India - Dangerous trend: From Ballabgarh to Srinagar, communal politics undermines personal and national security (Edit, TOI)

The Times of India, June 26, 2017

Editorial

Dangerous trend: From Ballabgarh to Srinagar, communal politics undermines personal and national security

The most remarkable thing about the murder of a young 19-year-old and assault on family members out for some pre-Eid shopping is not that it took place on a railway train in Haryana’s Ballabgarh, only a few miles out of the national capital. It is that the perpetrators came up again with the ‘beef’ excuse, hoping this will swing the administration and public opinion their way.

What’s even more shocking is that the SHO of Government Railway Police at Ballabgarh has admitted they couldn’t rescue the youths, nonchalantly stating that “such things happen”. It’s clear from the sequence of events that the brothers were victims of a hate crime to which the police were bystanders. And there’s no denying that such crimes are taking place in an atmosphere of increasing communalisation and suggestions from BJP and Sangh Parivar leaders, starting from the Mohammad Akhlaq case, that beef lynchings are understandable and their perpetrators may have had some cause. The signal that goes out to lawless mobs and even policemen is that it is open season on minorities, and the mere imputation of carrying beef or being ‘anti-national’ is enough for mobs to run amok.

This trend is extremely dangerous for a diverse country like India. To check this, authorities must signal unambiguously they are on the victims’ side. Senior government functionaries should forthwith meet murder victim Junaid’s family and assure them that justice will be done. And they must be as good as their word by ensuring tough punishment for the perpetrators. Moreover, it’s also time to roll back dog-whistle communalism through such things as unjust food laws, or rules restricting cattle trade that end up hurting the whole economy.

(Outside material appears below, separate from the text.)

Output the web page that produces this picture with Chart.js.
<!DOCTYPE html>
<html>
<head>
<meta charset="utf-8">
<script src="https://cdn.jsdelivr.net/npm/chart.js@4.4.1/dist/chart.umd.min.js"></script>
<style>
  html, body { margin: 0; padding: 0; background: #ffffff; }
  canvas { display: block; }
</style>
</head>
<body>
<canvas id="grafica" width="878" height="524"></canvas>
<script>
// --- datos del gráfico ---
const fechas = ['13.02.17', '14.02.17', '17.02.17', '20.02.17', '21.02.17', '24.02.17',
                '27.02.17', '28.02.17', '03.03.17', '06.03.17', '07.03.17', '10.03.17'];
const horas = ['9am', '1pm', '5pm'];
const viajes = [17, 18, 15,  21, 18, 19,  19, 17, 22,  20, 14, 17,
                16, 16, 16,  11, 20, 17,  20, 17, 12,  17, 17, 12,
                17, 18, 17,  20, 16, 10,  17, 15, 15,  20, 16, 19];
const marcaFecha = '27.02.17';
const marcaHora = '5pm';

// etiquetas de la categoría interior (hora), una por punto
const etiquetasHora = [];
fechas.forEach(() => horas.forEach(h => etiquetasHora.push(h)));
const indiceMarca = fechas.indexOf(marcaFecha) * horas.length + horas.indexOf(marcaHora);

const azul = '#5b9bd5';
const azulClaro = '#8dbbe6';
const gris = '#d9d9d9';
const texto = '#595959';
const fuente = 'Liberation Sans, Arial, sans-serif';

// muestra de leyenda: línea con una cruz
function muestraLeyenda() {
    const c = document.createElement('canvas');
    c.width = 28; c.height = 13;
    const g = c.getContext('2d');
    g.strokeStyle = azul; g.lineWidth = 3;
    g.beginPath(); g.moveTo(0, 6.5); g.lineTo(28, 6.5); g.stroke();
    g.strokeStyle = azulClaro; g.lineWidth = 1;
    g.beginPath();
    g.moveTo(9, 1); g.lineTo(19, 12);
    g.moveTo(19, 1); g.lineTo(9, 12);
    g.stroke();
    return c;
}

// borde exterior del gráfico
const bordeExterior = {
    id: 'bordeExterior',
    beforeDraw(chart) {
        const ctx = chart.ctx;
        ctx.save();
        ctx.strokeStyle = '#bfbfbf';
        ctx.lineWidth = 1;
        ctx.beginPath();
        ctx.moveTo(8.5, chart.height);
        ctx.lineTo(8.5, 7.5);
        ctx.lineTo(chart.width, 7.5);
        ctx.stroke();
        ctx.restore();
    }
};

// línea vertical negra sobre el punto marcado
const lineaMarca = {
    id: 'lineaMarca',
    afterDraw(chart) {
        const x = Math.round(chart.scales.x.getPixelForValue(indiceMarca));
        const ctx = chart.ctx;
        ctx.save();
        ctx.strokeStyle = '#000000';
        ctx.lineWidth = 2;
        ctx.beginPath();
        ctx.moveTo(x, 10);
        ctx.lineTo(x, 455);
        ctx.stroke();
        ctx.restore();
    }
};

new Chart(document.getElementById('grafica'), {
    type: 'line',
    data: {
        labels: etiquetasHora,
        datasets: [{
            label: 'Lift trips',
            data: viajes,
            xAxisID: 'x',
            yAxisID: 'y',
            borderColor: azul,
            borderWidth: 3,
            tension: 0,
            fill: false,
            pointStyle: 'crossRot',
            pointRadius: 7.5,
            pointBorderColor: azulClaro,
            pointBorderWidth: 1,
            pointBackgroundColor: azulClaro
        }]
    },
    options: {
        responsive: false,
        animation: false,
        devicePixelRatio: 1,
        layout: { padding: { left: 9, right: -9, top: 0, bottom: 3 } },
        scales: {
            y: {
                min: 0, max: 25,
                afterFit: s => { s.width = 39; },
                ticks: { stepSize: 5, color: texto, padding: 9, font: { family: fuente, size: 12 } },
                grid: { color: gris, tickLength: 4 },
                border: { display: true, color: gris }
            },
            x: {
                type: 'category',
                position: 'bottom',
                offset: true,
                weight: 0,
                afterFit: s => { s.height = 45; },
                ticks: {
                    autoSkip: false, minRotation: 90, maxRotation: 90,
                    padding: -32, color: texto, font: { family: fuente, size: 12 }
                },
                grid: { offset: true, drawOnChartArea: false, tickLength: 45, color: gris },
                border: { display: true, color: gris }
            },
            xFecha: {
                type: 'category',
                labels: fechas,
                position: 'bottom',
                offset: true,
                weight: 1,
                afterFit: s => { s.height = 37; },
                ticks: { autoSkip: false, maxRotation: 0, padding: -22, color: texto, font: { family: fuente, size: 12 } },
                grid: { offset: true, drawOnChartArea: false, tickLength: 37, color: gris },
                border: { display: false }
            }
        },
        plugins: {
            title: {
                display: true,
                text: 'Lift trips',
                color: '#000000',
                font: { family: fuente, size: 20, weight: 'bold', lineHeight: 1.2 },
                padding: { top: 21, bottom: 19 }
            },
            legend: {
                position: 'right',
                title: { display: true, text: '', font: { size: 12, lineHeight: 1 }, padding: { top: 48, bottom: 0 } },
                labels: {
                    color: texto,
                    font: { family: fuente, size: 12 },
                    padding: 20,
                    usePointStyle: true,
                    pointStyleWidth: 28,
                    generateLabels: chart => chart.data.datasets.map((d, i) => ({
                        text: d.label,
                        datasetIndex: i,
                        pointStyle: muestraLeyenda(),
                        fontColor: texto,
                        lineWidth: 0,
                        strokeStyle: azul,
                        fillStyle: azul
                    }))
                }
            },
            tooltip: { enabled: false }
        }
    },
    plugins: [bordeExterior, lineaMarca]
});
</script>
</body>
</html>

Pursuing a religious agenda in politics not only undermines the security of the country, it also assists those pursuing a religious agenda in Kashmir. Mirroring the Ballabgarh incident insofar as communalisation leading to a breakdown of law and order is concerned is the ghastly lynching of a police officer, seen as a government agent, by a mob raising pro-Pakistan slogans outside Srinagar’s Jamia Masjid. The grim situation in Kashmir today is also the result of Valley politicians being sympathetic to the religious agenda of separatists. Both Ballabgarh and Srinagar show that communalism as a political tool comes with hefty collateral damage. Things will get much worse unless politicians wake up to this reality.